How Option Premium Works in Real Estate

In real estate, an option contract gives the buyer flexibility and control. The option premium is the consideration for this flexibility. It allows the buyer to secure the property for future purchase while mitigating immediate risk. This strategy is particularly useful for investors who need time for extensive due diligence, zoning changes, securing permits, or arranging complex financing. If the buyer decides to proceed with the purchase, the option premium is often credited towards the purchase price at closing. If the buyer chooses not to exercise the option, the seller keeps the premium, and the contract expires.

Key Components of an Option Premium

  • Non-Refundable Nature: The premium is generally not returned to the buyer, regardless of whether the option is exercised.
  • Exclusive Right: It grants the buyer the sole right to purchase the property, preventing the seller from offering it to others during the option period.
  • Consideration for Time: It compensates the seller for the opportunity cost of holding the property off the market.
  • Credit Towards Purchase: If the option is exercised, the premium typically reduces the final purchase price.

Real-World Example: Land Development Option

An investor identifies a 5-acre parcel of land suitable for a multi-family development. The current owner is asking $1,000,000. The investor needs 12 months to secure zoning changes, environmental permits, and pre-sell units. To control the property without committing to the full purchase, the investor offers an option premium of $25,000 for a 12-month option period, with a strike price of $1,000,000. The seller accepts.

  • Investor pays $25,000 (Option Premium) upfront.
  • For 12 months, the investor has the exclusive right to buy the land for $1,000,000.
  • During this period, the investor successfully obtains permits and pre-sells enough units to make the project viable.
  • The investor exercises the option. At closing, the $25,000 premium is credited, so the investor pays $975,000 to complete the purchase.
  • If the permits were denied, the investor could walk away, losing only the $25,000 premium, rather than being tied to a $1,000,000 purchase of unbuildable land.

Frequently Asked Questions

Is an option premium refundable?

No, an option premium is almost always non-refundable. It is the payment for the right to buy, not a deposit towards the purchase itself.

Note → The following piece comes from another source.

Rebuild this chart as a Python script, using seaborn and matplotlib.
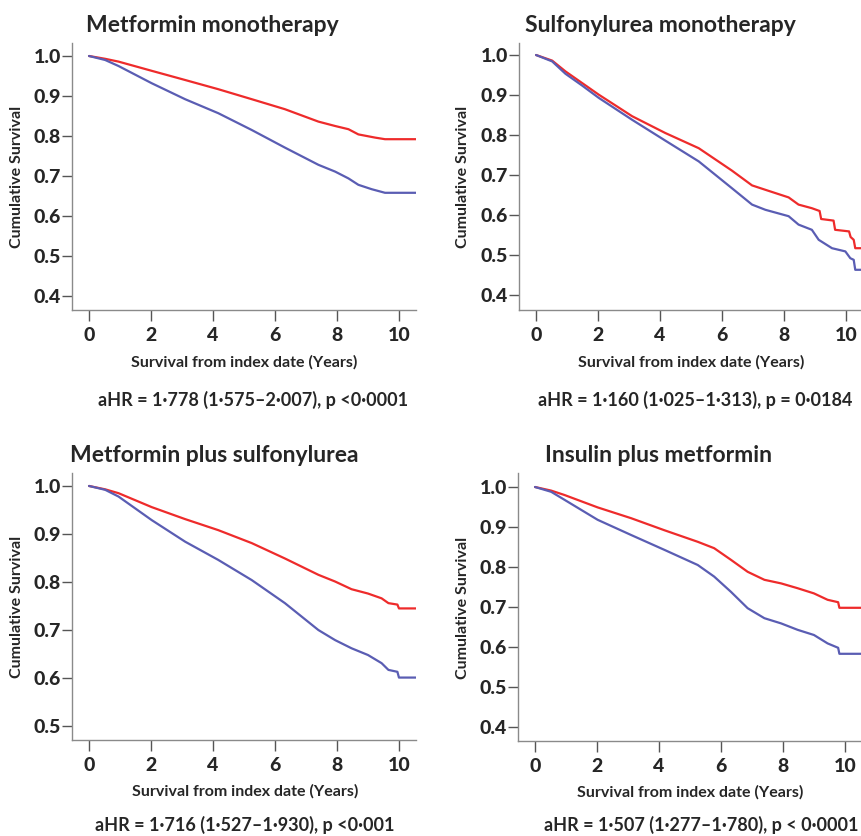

If the buyer chooses not to exercise the option, the seller retains the premium as compensation for holding the property off the market.

How is the amount of an option premium determined?

The option premium amount is typically negotiated between the buyer and seller. Factors influencing its size include the property's market value, the length of the option period, the perceived risk to the seller, and the buyer's leverage. It often ranges from 1% to 5% of the property's purchase price, but can vary significantly based on specific deal terms and market conditions.

What is the difference between an option premium and earnest money?

The primary difference lies in their refundability and purpose. An option premium is a non-refundable fee for the exclusive right to purchase, offering the buyer flexibility without obligation. Earnest money, on the other hand, is a refundable deposit that demonstrates a buyer's serious intent to purchase and is typically held in escrow, subject to specific contingencies in the purchase agreement. If those contingencies are not met, earnest money is usually returned.

Can an option premium be credited towards the purchase price?

Yes, in most real estate option contracts, if the buyer decides to exercise the option and purchase the property, the option premium paid is credited towards the agreed-upon purchase price at closing. This effectively reduces the amount of cash the buyer needs to bring to the table at the time of sale.